Galli: “Programmare ripresa giusto, anticiparla pericoloso” 

“Se non si vuol ricominciare da capo” con i contagi da nuovo coronavirus, “bisognerà riprogrammare la ripresa. Ripresa che non dovrà avvenire prima del dovuto. La via da percorrere, a mio avviso, è quella di trovare il giusto mix fra utilizzo dei tamponi e dei test rapidi e di procedere per gradi cominciando a valutare le persone chiamate per prime a rientrare al lavoro”. E’ la visione dell’infettivologo Massimo Galli, primario dell’ospedale Sacco di Milano e docente di Malattie infettive all’università Statale del capoluogo lombardo. 

“Io suggerisco – spiega all’AdnKronos Salute – di operare sulle persone che devono rientrare una prima valutazione con i test rapidi degli anticorpi, per poi procedere con il tampone su quelli che hanno il test rapido positivo. Chi avesse anche il tampone positivo deve continuare la quarantena, gli altri a tampone negativo (discutendo se farne uno o due di verifica) potremmo considerarli ‘guariti’. I negativi al test rapido vanno al lavoro. Tutti dovranno utilizzare misure di protezione e rispettare il distanziamento”. 

Questa la premessa per evitare nuove fiammate dell’epidemia di Covid-19. Fermo restando che “programmare la ripresa è giusto, anticipare è pericoloso”, avverte Galli. Quello che è certo per lo specialista è che “bisogna espandere il fronte della diagnostica che è rimasto al di sotto del necessario. Finora ci si è concentrati tanto sul dilatare il più possibile i posti di terapia intensiva come era indispensabile fare, ma non si è moltiplicata la linea della diagnostica come era altrettanto indispensabile fare nell’ottica di una ripresa vitale. Il primo pensiero è ovviamente salvare vite, ma se ne salvano ulteriori se si evita l’ulteriore diffusione” del virus Sars-CoV-2 “e quest’ultimo è uno dei compiti che si possono svolgere con una copertura diagnostica più ampia. Si salva anche il Paese se ci mettiamo nelle condizioni di riprendere e di farlo in sicurezza. Al momento non vedo altra strada”. 
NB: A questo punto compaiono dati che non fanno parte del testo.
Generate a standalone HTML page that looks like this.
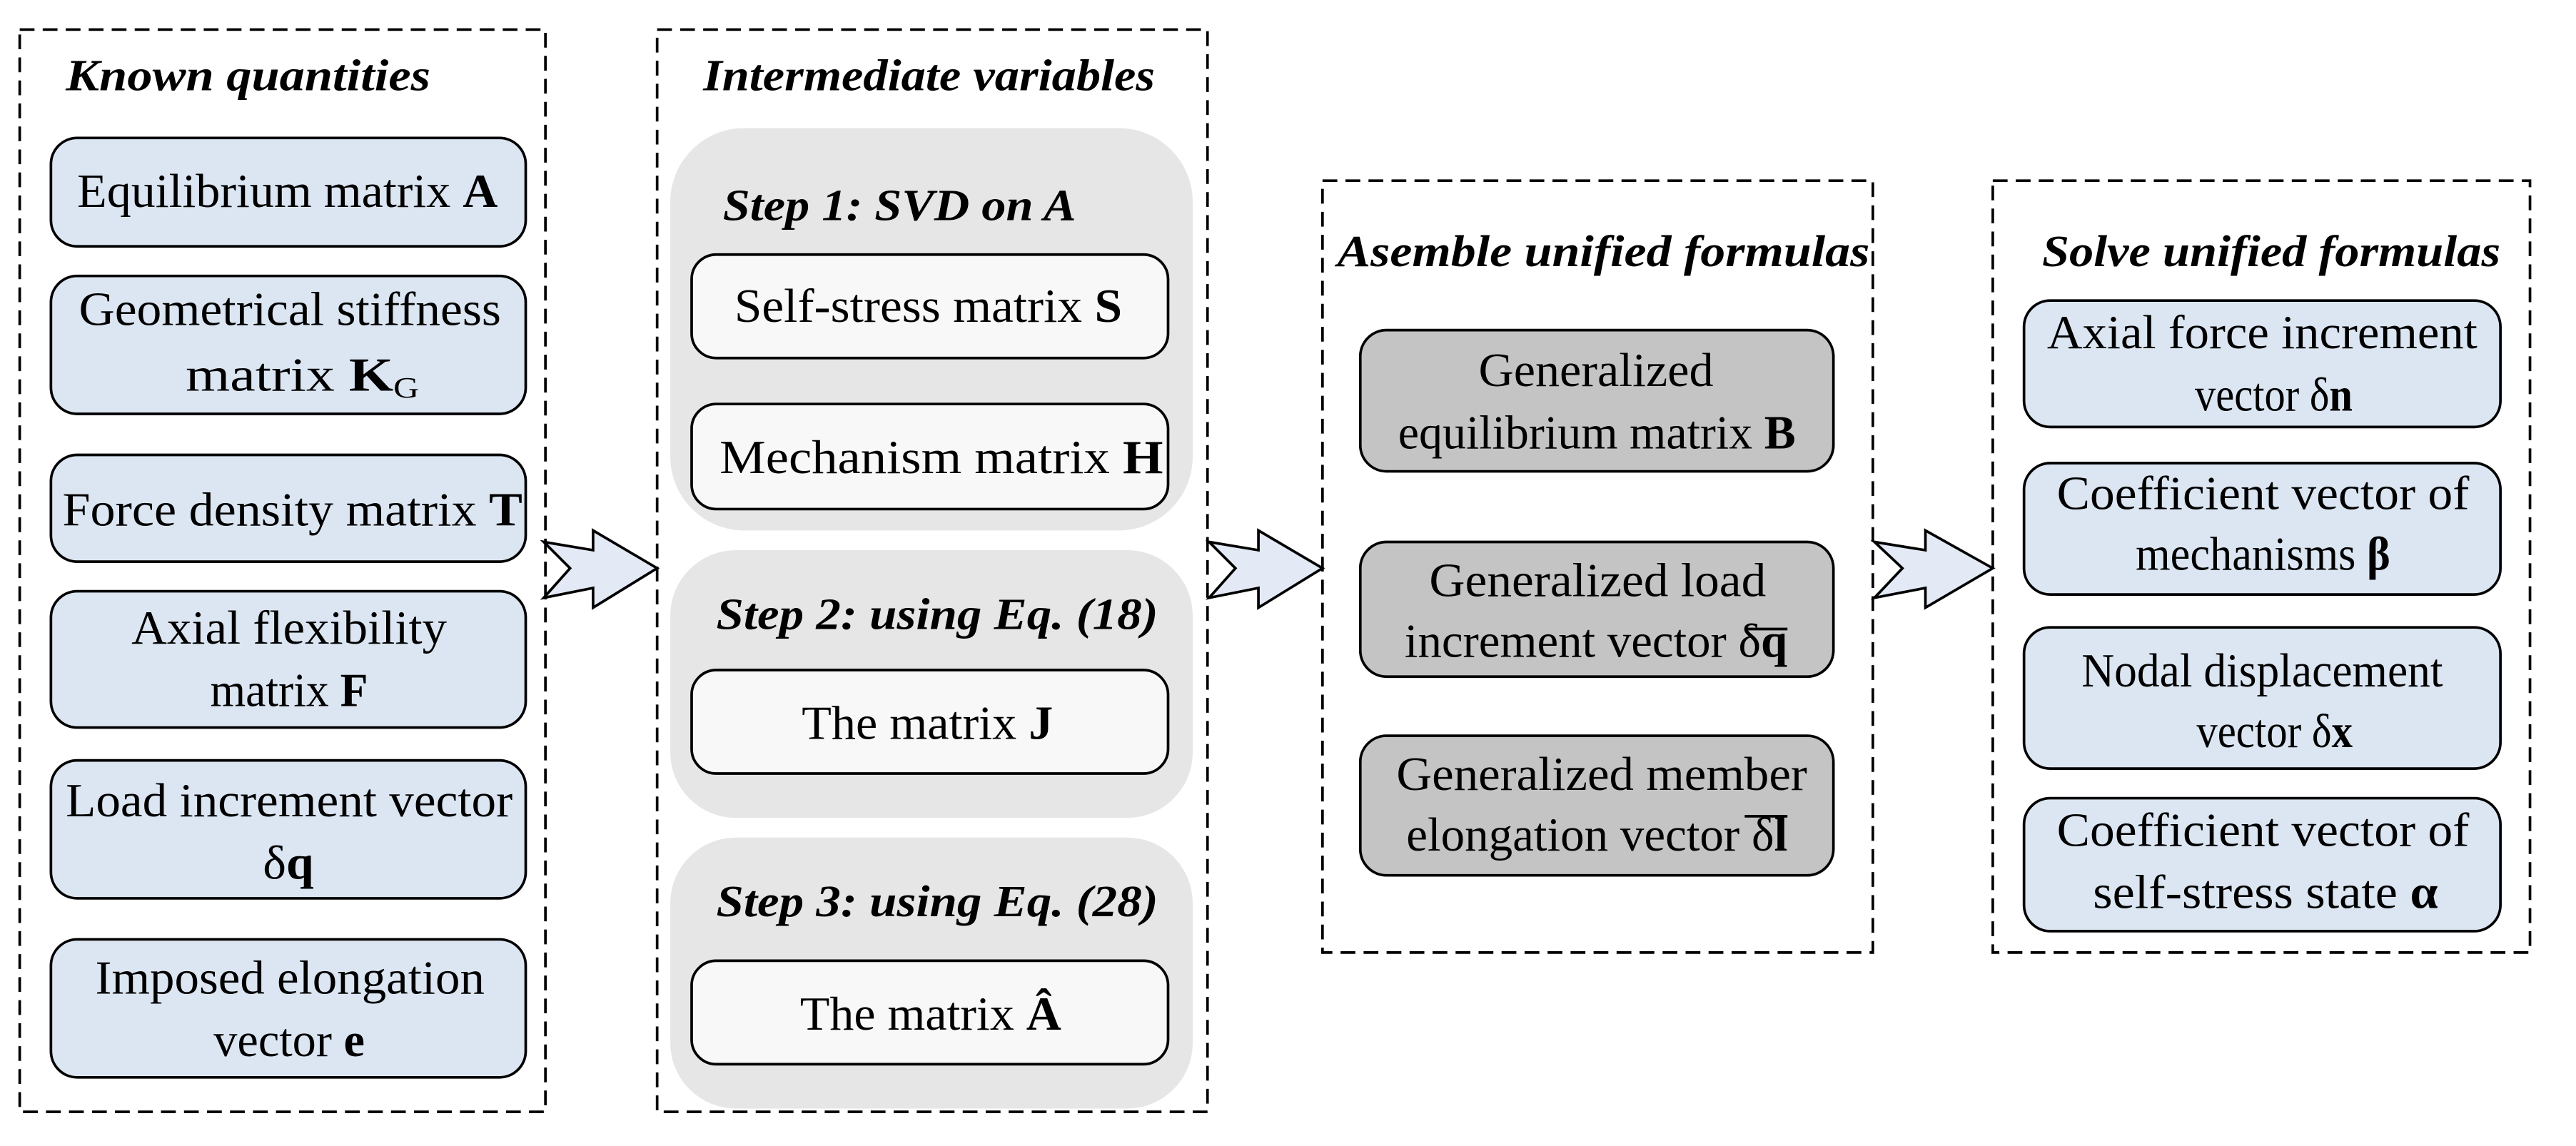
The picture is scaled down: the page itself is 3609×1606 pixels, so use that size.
<!DOCTYPE html>
<html><head><meta charset="utf-8"><style>
html,body{margin:0;padding:0;background:#fff;}
svg{display:block;}
text{font-family:"Liberation Serif",serif;fill:#000;}
.t{font-size:29px;}
.h{font-size:27px;font-weight:bold;font-style:italic;}
</style></head><body>
<svg width="3609" height="1606" viewBox="0 0 1568 697.8" preserveAspectRatio="none" xmlns="http://www.w3.org/2000/svg">
<g fill="none" stroke="#000" stroke-width="1.6" stroke-dasharray="9,5">
<rect x="12" y="18" width="320" height="659"/>
<rect x="400" y="18" width="335" height="659"/>
<rect x="805" y="110" width="335" height="470"/>
<rect x="1213" y="110" width="327" height="470"/>
</g>
<g fill="#e6e6e6">
<rect x="408" y="78" width="318" height="245" rx="45"/>
<rect x="408" y="335" width="318" height="163" rx="40"/>
<rect x="408" y="510" width="318" height="165" rx="40"/>
</g>
<g stroke="#000" stroke-width="1.6">
<g fill="#dce6f2">
<rect x="31" y="84" width="289" height="66" rx="16"/>
<rect x="31" y="168" width="289" height="84" rx="16"/>
<rect x="31" y="277" width="289" height="65" rx="16"/>
<rect x="31" y="360" width="289" height="83" rx="16"/>
<rect x="31" y="463" width="289" height="84" rx="16"/>
<rect x="31" y="572" width="289" height="84" rx="16"/>
<rect x="1232" y="183" width="290" height="77" rx="16"/>
<rect x="1232" y="282" width="290" height="80" rx="16"/>
<rect x="1232" y="382" width="290" height="86" rx="16"/>
<rect x="1232" y="486" width="290" height="81" rx="16"/>
</g>
<g fill="#f8f8f8">
<rect x="421" y="155" width="290" height="63" rx="15"/>
<rect x="421" y="246" width="290" height="64" rx="15"/>
<rect x="421" y="408" width="290" height="63" rx="15"/>
<rect x="421" y="585" width="290" height="63" rx="15"/>
</g>
<g fill="#c4c4c4">
<rect x="828" y="201" width="288" height="86" rx="16"/>
<rect x="828" y="330" width="288" height="82" rx="16"/>
<rect x="828" y="448" width="288" height="85" rx="16"/>
</g>
<g fill="#e3eaf5" stroke-linejoin="miter">
<polygon points="331,330 361,335 361,323 400,346 361,370 361,358 331,364 347,346"/>
<polygon points="736,330 766,335 766,323 805,346 766,370 766,358 736,364 752,346"/>
<polygon points="1141,330 1172,335 1172,323 1213,346 1172,370 1172,358 1141,364 1158,346"/>
</g>
<line x1="1062" y1="383" x2="1088" y2="383"/>
<line x1="1062" y1="497" x2="1088" y2="497"/>
</g>
<g class="h">
<text x="40" y="55" textLength="222" lengthAdjust="spacingAndGlyphs">Known quantities</text>
<text x="428" y="55" textLength="275" lengthAdjust="spacingAndGlyphs">Intermediate variables</text>
<text x="440" y="134" textLength="215" lengthAdjust="spacingAndGlyphs">Step 1: SVD on A</text>
<text x="436" y="383" textLength="269" lengthAdjust="spacingAndGlyphs">Step 2: using Eq. (18)</text>
<text x="436" y="558" textLength="269" lengthAdjust="spacingAndGlyphs">Step 3: using Eq. (28)</text>
<text x="814" y="162" textLength="324" lengthAdjust="spacingAndGlyphs">Asemble unified formulas</text>
<text x="1243" y="162" textLength="279" lengthAdjust="spacingAndGlyphs">Solve unified formulas</text>
</g>
<g class="t">
<text x="47" y="126" textLength="256" lengthAdjust="spacingAndGlyphs">Equilibrium matrix <tspan font-weight="bold">A</tspan></text>
<text x="48" y="198" textLength="257" lengthAdjust="spacingAndGlyphs">Geometrical stiffness</text>
<text x="113" y="238" textLength="142" lengthAdjust="spacingAndGlyphs">matrix <tspan font-weight="bold">K</tspan><tspan font-size="18" dy="4">G</tspan></text>
<text x="38" y="320" textLength="280" lengthAdjust="spacingAndGlyphs">Force density matrix <tspan font-weight="bold">T</tspan></text>
<text x="80" y="392" textLength="192" lengthAdjust="spacingAndGlyphs">Axial flexibility</text>
<text x="128" y="430" textLength="96" lengthAdjust="spacingAndGlyphs">matrix <tspan font-weight="bold">F</tspan></text>
<text x="40" y="497" textLength="272" lengthAdjust="spacingAndGlyphs">Load increment vector</text>
<text x="160" y="535" textLength="31" lengthAdjust="spacingAndGlyphs">δ<tspan font-weight="bold">q</tspan></text>
<text x="58" y="605" textLength="237" lengthAdjust="spacingAndGlyphs">Imposed elongation</text>
<text x="130" y="643" textLength="92" lengthAdjust="spacingAndGlyphs">vector <tspan font-weight="bold">e</tspan></text>

<text x="447" y="196" textLength="236" lengthAdjust="spacingAndGlyphs">Self-stress matrix <tspan font-weight="bold">S</tspan></text>
<text x="438" y="288" textLength="270" lengthAdjust="spacingAndGlyphs">Mechanism matrix <tspan font-weight="bold">H</tspan></text>
<text x="488" y="450" textLength="153" lengthAdjust="spacingAndGlyphs">The matrix <tspan font-weight="bold">J</tspan></text>
<text x="487" y="627" textLength="159" lengthAdjust="spacingAndGlyphs">The matrix <tspan font-weight="bold">Â</tspan></text>

<text x="900" y="235" textLength="143" lengthAdjust="spacingAndGlyphs">Generalized</text>
<text x="851" y="273" textLength="242" lengthAdjust="spacingAndGlyphs">equilibrium matrix <tspan font-weight="bold">B</tspan></text>
<text x="870" y="363" textLength="205" lengthAdjust="spacingAndGlyphs">Generalized load</text>
<text x="855" y="400" textLength="233" lengthAdjust="spacingAndGlyphs">increment vector δ<tspan font-weight="bold">q</tspan></text>
<text x="850" y="481" textLength="250" lengthAdjust="spacingAndGlyphs">Generalized member</text>
<text x="856" y="518" textLength="232" lengthAdjust="spacingAndGlyphs">elongation vector δ<tspan font-weight="bold">l</tspan></text>

<text x="1246" y="212" textLength="262" lengthAdjust="spacingAndGlyphs">Axial force increment</text>
<text x="1336" y="250" textLength="96" lengthAdjust="spacingAndGlyphs">vector δ<tspan font-weight="bold">n</tspan></text>
<text x="1252" y="310" textLength="251" lengthAdjust="spacingAndGlyphs">Coefficient vector of</text>
<text x="1300" y="347" textLength="155" lengthAdjust="spacingAndGlyphs">mechanisms <tspan font-weight="bold">β</tspan></text>
<text x="1267" y="418" textLength="220" lengthAdjust="spacingAndGlyphs">Nodal displacement</text>
<text x="1337" y="455" textLength="95" lengthAdjust="spacingAndGlyphs">vector δ<tspan font-weight="bold">x</tspan></text>
<text x="1252" y="515" textLength="251" lengthAdjust="spacingAndGlyphs">Coefficient vector of</text>
<text x="1274" y="553" textLength="210" lengthAdjust="spacingAndGlyphs">self-stress state <tspan font-weight="bold">α</tspan></text>
</g>
</svg>
</body></html>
“E’ questa – ragiona Galli – una materia difficile. Stiamo capendo cosa si può fare, perché non c’è un ‘golden standard’ che ci può dire ‘si fa così’. Quello che è sicuro è che non riusciremo a processare centinaia di migliaia di tamponi che rischiano di essere anche ripetuti e di diventare milioni. Bisogna dunque trovare una via, incrociare due modalità – test rapidi per selezionare chi sottoporre a tampone – per facilitare il ritorno al lavoro delle persone il più rapidamente possibile”. 

“Penso quindi – riepiloga – che gli strumenti a rapido utilizzo abbiano una possibilità di impiego importante, insieme ai tamponi, in prospettiva di una riapertura quando sarà. I test sierologici che si fanno direttamente sul sangue sono estremamente più precisi, ma prima bisogna averli e potrebbero essere un test di verifica, rispetto alla sensibilità dei test pungidito”. 

Si potrà immaginare l’idea di una ‘patente’ del guarito o di una ‘patente per la ripresa’? “Ogni ragionamento dipende anche dalle aree del Paese che prendiamo in considerazione e da come si può approcciare il problema – osserva Galli – Pensiamo alla Lombardia” e ai numeri molto alti dell’epidemia registrati in questa regione. “Qui bisognerà capire. Se una persona non ha mai avuto nessun contatto con positivi e nessun sintomo, su questa si può valutare se rimandarla al lavoro con tutte le protezioni individuali, ma non si avrebbe certezza che non abbia contratto l’infezione. Proprio per questo ci si orienta a pensare a un uso esteso dei test rapidi per screenare chi il contatto con il virus l’ha avuto. In ogni caso, bisognerà impegnarsi a definire una strategia, se non si vuol ricominciare da capo”, conclude l’esperto.